___ Information provided ___

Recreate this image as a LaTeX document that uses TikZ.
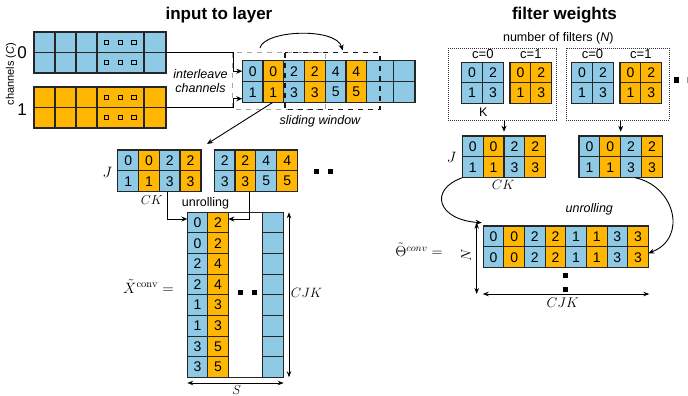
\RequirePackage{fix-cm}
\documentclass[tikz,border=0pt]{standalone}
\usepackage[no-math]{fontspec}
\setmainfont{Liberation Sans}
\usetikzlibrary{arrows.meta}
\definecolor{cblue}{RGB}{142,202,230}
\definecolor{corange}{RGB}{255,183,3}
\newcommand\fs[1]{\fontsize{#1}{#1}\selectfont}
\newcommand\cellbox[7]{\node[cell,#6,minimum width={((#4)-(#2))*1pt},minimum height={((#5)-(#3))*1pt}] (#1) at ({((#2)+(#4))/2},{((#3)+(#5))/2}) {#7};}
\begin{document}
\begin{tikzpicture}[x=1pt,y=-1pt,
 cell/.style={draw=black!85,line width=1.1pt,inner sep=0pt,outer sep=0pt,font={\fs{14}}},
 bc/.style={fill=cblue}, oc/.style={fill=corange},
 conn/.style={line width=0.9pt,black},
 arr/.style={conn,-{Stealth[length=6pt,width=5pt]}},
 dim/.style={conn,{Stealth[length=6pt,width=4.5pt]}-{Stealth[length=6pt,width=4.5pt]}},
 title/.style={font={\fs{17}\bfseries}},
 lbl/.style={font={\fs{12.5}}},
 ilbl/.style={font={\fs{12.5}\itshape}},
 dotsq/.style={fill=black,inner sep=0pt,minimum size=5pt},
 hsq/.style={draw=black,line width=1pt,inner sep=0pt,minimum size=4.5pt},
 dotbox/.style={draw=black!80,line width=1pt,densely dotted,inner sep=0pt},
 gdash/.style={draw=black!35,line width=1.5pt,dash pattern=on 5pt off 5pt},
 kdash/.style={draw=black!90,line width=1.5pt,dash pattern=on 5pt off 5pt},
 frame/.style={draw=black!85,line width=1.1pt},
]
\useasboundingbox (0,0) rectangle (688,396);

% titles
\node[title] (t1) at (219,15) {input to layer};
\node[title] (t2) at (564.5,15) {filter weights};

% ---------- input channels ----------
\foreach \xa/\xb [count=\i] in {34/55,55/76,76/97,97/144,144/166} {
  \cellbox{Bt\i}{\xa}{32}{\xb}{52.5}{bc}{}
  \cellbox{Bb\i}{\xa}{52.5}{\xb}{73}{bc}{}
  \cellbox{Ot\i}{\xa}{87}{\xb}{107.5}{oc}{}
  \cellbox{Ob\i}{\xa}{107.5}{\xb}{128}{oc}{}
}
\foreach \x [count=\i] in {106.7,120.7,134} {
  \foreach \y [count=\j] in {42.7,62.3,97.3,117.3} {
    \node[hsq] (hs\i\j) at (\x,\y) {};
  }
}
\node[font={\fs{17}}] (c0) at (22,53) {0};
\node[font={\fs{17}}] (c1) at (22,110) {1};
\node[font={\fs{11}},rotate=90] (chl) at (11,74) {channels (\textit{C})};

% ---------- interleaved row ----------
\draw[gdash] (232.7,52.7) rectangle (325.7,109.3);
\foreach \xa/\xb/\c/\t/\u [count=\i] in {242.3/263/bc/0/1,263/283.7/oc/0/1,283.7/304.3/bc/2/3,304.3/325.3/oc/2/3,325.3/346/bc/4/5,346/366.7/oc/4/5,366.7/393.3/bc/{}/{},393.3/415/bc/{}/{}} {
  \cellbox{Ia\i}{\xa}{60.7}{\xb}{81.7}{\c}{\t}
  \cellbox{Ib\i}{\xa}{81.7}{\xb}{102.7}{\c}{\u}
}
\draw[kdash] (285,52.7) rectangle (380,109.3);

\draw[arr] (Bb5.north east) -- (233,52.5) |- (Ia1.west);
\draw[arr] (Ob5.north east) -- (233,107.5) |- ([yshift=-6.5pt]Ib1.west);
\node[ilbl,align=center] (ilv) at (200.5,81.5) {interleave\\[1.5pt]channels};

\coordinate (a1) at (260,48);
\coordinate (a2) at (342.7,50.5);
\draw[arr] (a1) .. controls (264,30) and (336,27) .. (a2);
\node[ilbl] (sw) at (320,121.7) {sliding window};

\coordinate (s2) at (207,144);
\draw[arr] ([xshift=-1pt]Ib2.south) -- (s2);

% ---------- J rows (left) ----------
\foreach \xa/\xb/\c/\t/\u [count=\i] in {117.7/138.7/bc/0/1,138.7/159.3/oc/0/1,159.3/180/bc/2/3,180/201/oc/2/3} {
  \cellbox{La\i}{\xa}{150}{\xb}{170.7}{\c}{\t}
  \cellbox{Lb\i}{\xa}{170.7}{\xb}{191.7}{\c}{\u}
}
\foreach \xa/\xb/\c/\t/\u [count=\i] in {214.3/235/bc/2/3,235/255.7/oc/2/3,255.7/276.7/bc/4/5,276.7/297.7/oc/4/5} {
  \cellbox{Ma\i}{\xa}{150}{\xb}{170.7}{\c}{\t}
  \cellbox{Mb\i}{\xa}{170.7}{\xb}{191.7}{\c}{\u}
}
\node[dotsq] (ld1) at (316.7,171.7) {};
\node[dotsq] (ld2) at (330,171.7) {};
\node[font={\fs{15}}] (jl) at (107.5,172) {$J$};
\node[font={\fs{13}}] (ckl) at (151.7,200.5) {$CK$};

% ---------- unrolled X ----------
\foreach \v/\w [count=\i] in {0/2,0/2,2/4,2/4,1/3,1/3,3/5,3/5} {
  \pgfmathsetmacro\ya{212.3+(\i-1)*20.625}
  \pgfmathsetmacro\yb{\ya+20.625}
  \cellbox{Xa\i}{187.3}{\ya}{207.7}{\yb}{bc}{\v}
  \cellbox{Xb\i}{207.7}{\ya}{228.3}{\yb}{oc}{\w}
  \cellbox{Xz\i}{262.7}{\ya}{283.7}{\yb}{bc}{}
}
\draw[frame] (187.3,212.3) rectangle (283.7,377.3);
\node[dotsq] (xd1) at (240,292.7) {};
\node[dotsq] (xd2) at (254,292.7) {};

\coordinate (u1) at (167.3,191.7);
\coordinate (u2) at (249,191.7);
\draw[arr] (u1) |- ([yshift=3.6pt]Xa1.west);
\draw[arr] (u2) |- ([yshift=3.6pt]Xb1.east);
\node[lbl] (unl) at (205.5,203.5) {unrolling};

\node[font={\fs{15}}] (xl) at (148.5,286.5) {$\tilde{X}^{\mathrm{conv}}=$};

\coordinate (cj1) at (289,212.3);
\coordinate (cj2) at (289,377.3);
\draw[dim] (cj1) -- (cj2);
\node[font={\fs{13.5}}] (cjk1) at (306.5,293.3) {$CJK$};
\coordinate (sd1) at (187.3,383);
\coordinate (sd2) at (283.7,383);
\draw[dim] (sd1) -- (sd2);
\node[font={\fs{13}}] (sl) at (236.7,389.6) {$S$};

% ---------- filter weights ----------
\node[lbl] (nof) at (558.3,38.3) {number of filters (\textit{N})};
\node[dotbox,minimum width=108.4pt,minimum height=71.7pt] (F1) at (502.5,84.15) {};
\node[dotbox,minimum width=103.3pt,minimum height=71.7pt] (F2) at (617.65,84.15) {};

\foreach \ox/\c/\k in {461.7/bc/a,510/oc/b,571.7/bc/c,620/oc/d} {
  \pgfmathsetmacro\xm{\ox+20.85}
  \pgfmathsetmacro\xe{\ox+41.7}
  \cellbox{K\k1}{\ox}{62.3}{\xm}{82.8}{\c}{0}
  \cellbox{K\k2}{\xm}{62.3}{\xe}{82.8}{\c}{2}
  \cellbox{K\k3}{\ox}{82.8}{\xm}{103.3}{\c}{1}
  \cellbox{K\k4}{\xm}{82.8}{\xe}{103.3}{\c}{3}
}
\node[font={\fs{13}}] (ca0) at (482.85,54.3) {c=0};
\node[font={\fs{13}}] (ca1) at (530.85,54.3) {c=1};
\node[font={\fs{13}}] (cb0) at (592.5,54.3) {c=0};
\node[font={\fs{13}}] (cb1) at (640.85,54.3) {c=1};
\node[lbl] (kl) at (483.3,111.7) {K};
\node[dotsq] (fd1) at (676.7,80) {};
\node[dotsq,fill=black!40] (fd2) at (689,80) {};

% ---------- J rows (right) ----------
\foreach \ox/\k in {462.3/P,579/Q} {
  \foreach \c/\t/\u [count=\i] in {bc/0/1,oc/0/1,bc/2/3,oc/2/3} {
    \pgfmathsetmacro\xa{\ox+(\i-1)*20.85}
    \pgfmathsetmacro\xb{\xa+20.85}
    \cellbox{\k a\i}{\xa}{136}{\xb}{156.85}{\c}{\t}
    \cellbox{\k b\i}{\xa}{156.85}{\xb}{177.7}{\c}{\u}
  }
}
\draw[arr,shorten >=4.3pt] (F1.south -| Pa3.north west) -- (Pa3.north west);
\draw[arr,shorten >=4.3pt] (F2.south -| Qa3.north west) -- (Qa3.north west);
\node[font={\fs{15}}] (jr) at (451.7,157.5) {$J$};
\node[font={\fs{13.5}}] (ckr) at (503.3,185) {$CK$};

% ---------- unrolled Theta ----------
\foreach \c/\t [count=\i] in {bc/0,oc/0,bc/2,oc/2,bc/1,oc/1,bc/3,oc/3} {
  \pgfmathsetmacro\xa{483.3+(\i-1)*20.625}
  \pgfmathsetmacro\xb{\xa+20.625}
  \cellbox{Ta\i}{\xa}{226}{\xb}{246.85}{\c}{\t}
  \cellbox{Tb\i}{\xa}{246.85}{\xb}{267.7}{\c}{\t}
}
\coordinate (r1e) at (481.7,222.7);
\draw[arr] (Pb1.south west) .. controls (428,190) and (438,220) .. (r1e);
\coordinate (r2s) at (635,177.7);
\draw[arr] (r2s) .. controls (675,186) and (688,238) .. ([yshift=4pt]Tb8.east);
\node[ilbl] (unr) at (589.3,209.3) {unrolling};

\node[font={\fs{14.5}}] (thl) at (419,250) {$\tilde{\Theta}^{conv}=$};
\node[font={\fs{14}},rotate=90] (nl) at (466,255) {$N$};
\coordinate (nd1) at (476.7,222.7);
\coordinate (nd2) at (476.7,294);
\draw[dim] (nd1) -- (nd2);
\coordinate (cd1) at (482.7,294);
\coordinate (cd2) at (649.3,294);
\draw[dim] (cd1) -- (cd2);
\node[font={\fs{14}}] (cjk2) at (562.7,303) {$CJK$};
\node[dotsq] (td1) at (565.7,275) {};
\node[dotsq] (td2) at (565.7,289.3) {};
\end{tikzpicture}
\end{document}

___

Omitting all pictures, restate exactly the lines of the material from its start through the line that contains "(t2) at (564.5,15)".

**Final answer**
Recreate this image as a LaTeX document that uses TikZ.
\RequirePackage{fix-cm}
\documentclass[tikz,border=0pt]{standalone}
\usepackage[no-math]{fontspec}
\setmainfont{Liberation Sans}
\usetikzlibrary{arrows.meta}
\definecolor{cblue}{RGB}{142,202,230}
\definecolor{corange}{RGB}{255,183,3}
\newcommand\fs[1]{\fontsize{#1}{#1}\selectfont}
\newcommand\cellbox[7]{\node[cell,#6,minimum width={((#4)-(#2))*1pt},minimum height={((#5)-(#3))*1pt}] (#1) at ({((#2)+(#4))/2},{((#3)+(#5))/2}) {#7};}
\begin{document}
\begin{tikzpicture}[x=1pt,y=-1pt,
 cell/.style={draw=black!85,line width=1.1pt,inner sep=0pt,outer sep=0pt,font={\fs{14}}},
 bc/.style={fill=cblue}, oc/.style={fill=corange},
 conn/.style={line width=0.9pt,black},
 arr/.style={conn,-{Stealth[length=6pt,width=5pt]}},
 dim/.style={conn,{Stealth[length=6pt,width=4.5pt]}-{Stealth[length=6pt,width=4.5pt]}},
 title/.style={font={\fs{17}\bfseries}},
 lbl/.style={font={\fs{12.5}}},
 ilbl/.style={font={\fs{12.5}\itshape}},
 dotsq/.style={fill=black,inner sep=0pt,minimum size=5pt},
 hsq/.style={draw=black,line width=1pt,inner sep=0pt,minimum size=4.5pt},
 dotbox/.style={draw=black!80,line width=1pt,densely dotted,inner sep=0pt},
 gdash/.style={draw=black!35,line width=1.5pt,dash pattern=on 5pt off 5pt},
 kdash/.style={draw=black!90,line width=1.5pt,dash pattern=on 5pt off 5pt},
 frame/.style={draw=black!85,line width=1.1pt},
]
\useasboundingbox (0,0) rectangle (688,396);

% titles
\node[title] (t1) at (219,15) {input to layer};
\node[title] (t2) at (564.5,15) {filter weights};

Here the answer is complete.